First we need to select a random image, transform it into a a string of bytes. To do this, we use our own ims2strlist()
function to transform our .jpg images into strings of bytes.
print(inspect.getsource(ims2strlist))
def ims2strlist(im_path_list: List[str]) -> List[str]: """Get byte-str list of the images in the given path. Args: im_path_list (list of strings): List of image paths Returns: im_string_list: List containing based64-encoded images decoded into strings """ im_string_list = [] for im_path in im_path_list: im_string_list.append(im2base64(im_path).decode("utf-8")) return im_string_list
Select two random images that we want to test against the deployed model.
# select a random images
rand_im_paths = [
Path(data_path() / "odFridgeObjects" / "images" / "1.jpg"),
Path(data_path() / "odFridgeObjects" / "images" / "2.jpg"),
]
# transform the images to bytestring
im_string_list = ims2strlist(rand_im_paths)

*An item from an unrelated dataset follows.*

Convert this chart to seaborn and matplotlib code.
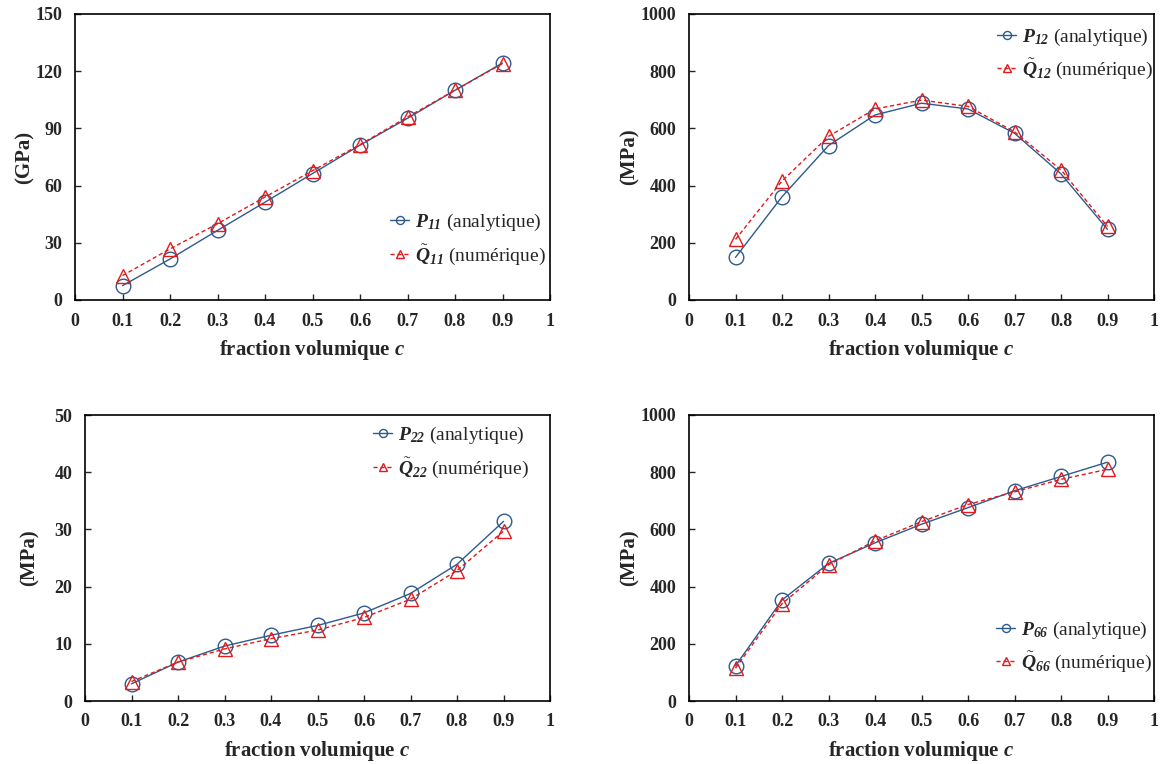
import matplotlib
matplotlib.use("Agg")
import matplotlib.pyplot as plt
import numpy as np
import pandas as pd
import seaborn as sns

# volume fraction
c = [0.1, 0.2, 0.3, 0.4, 0.5, 0.6, 0.7, 0.8, 0.9]

# analytic (P) and numerical (Q tilde) values
p11 = [7.5, 21.5, 36.5, 51.3, 66.3, 81.2, 95.3, 110.0, 124.3]
q11 = [12.8, 26.8, 40.0, 54.0, 67.8, 81.5, 96.0, 110.0, 124.0]

p12 = [149, 361, 540, 647, 688, 668, 583, 441, 247]
q12 = [212, 416, 572, 668, 699, 677, 588, 455, 257]

p22 = [3.0, 6.8, 9.6, 11.5, 13.2, 15.4, 18.8, 23.9, 31.4]
q22 = [3.4, 6.8, 9.1, 10.9, 12.4, 14.6, 17.8, 22.8, 29.7]

p66 = [123, 353, 481, 553, 618, 676, 735, 785, 835]
q66 = [115, 340, 476, 560, 627, 687, 731, 775, 810]

x_ticks = [0, 0.1, 0.2, 0.3, 0.4, 0.5, 0.6, 0.7, 0.8, 0.9, 1]
x_ticklabels = ["0", "0.1", "0.2", "0.3", "0.4", "0.5", "0.6", "0.7", "0.8", "0.9", "1"]

BLUE = "#2D5B8C"
RED = "#E3191B"

sns.set_style("ticks")
plt.rcParams["font.family"] = ["Liberation Serif", "DejaVu Serif"]
plt.rcParams["mathtext.fontset"] = "custom"
plt.rcParams["mathtext.rm"] = "Liberation Serif"
plt.rcParams["mathtext.it"] = "Liberation Serif:italic"
plt.rcParams["mathtext.bf"] = "Liberation Serif:bold"
plt.rcParams["mathtext.bfit"] = "Liberation Serif:bold:italic"

W, H = 1161, 764
fig = plt.figure(figsize=(W / 100, H / 100), dpi=100)


def px_axes(left, top, right, bottom):
    return fig.add_axes([left / W, 1 - bottom / H, (right - left) / W, (bottom - top) / H])


panels = [
    # (box px, p, q, subscript, ylim, yticks, ylabel, ylabel pad, legend anchor in axes fraction)
    ((75, 14, 550, 300), p11, q11, "11", (0, 150), np.arange(0, 151, 30), "(GPa)", 1, (0.663, 0.212)),
    ((689, 14, 1154, 300), p12, q12, "12", (0, 1000), np.arange(0, 1001, 200), "(MPa)", 1, (0.662, 0.860)),
    ((85, 415, 550, 701), p22, q22, "22", (0, 50), np.arange(0, 51, 10), "(MPa)", 11, (0.619, 0.869)),
    ((689, 415, 1154, 701), p66, q66, "66", (0, 1000), np.arange(0, 1001, 200), "(MPa)", 1, (0.660, 0.189)),
]

for box, p, q, sub, ylim, yticks, ylabel, ypad, anchor in panels:
    ax = px_axes(*box)
    df = pd.DataFrame({"c": c, "P": p, "Q": q})
    sns.lineplot(data=df, x="c", y="P", ax=ax, color=BLUE, lw=1.0,
                 marker="o", markersize=10.5, markerfacecolor="none",
                 markeredgecolor=BLUE, markeredgewidth=1.0,
                 label=rf"$\mathbfit{{P}}_{{\mathbfit{{{sub}}}}}$ (analytique)")
    sns.lineplot(data=df, x="c", y="Q", ax=ax, color=RED, lw=1.0, linestyle=(0, (3, 2)),
                 marker="^", markersize=10.5, markerfacecolor="none",
                 markeredgecolor=RED, markeredgewidth=1.0,
                 label=rf"$\tilde{{\mathbfit{{Q}}}}_{{\mathbfit{{{sub}}}}}$ (numérique)")
    ax.set_xlim(0, 1)
    ax.set_ylim(*ylim)
    ax.set_xticks(x_ticks)
    ax.set_xticklabels(x_ticklabels)
    ax.set_yticks(yticks)
    ax.tick_params(direction="in", length=4, width=1, labelsize=13, pad=9)
    for lab in ax.get_xticklabels() + ax.get_yticklabels():
        lab.set_fontweight("bold")
    for sp in ax.spines.values():
        sp.set_visible(True)
        sp.set_linewidth(1.2)
        sp.set_color("black")
    ax.set_ylabel(ylabel, fontsize=15, fontweight="bold", labelpad=ypad)
    ax.set_xlabel(r"fraction volumique $\mathbfit{c}$", fontsize=15,
                  fontweight="bold", labelpad=6)
    ax.legend(loc="center left", bbox_to_anchor=anchor, frameon=False, fontsize=14,
              markerscale=0.55, borderpad=0, borderaxespad=0, handlelength=1.0,
              handletextpad=0.3, labelspacing=0.45)

fig.savefig("out.png", dpi=100)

Next, lets use a raw HTTP request to test our deployed service.
# Service URL
service_uri = aks_service.scoring_uri
# Prepare the data
payload = {"data": im_string_list}
# Authentication keys
primary, secondary = aks_service.get_keys()
# Build the request's parameters
key = primary
# Set the content type
headers = { 'Content-Type':'application/json' }
# Set the authorization header
headers['Authorization']=f'Bearer {key}'
# Send the service request
resp = requests.post(service_uri, json=payload, headers=headers)
print(f"Predictions: {resp.text}")
Predictions: [[{"top": "153", "left": "96", "bottom": "515", "right": "234", "label_name": "carton", "label_idx": "2", "score": "0.9971401691436768"}], [{"top": "182", "left": "241", "bottom": "509", "right": "367", "label_name": "milk_bottle", "label_idx": "4", "score": "0.7514153122901917"}, {"top": "184", "left": "238", "bottom": "494", "right": "359", "label_name": "water_bottle", "label_idx": "1", "score": "0.5189343094825745"}]]
Alternatively, we can use the run()
function that the Azure ML sdk provides to hit the service.
result = ws.webservices[DEPLOYMENT_SERVICE_NAME].run(
json.dumps({"data": im_string_list})
)
result
[[{'top': '153', 'left': '96', 'bottom': '515', 'right': '234', 'label_name': 'carton', 'label_idx': '2', 'score': '0.9971401691436768'}], [{'top': '182', 'left': '241', 'bottom': '509', 'right': '367', 'label_name': 'milk_bottle', 'label_idx': '4', 'score': '0.7514153122901917'}, {'top': '184', 'left': '238', 'bottom': '494', 'right': '359', 'label_name': 'water_bottle', 'label_idx': '1', 'score': '0.5189343094825745'}]]
Lets parse the results into DetectionBbox
and then display them
ims = []
for im in result:
dets = []
for bbox in im:
det = DetectionBbox.from_array(
[bbox['left'], bbox['top'], bbox['right'], bbox['bottom']],
label_name=bbox['label_name'],
label_idx=bbox['label_idx'],
score=bbox['score']
)
dets.append(det)
ims.append(dets)
display_bboxes(
ims[0],
rand_im_paths[0],
plot_settings=PlotSettings(rect_color=(0, 255, 0)),
)
display_bboxes(
ims[1],
rand_im_paths[1],
plot_settings=PlotSettings(rect_color=(0, 255, 0)),
)
This notebook show one way you might want to deploy your model. Of course, there are many other ways of doing this. You may want to deploy on an edge (IoT) device, or just deploy another type of compute platform (not Kubernetes). But this should give you a sense of what the process looks like.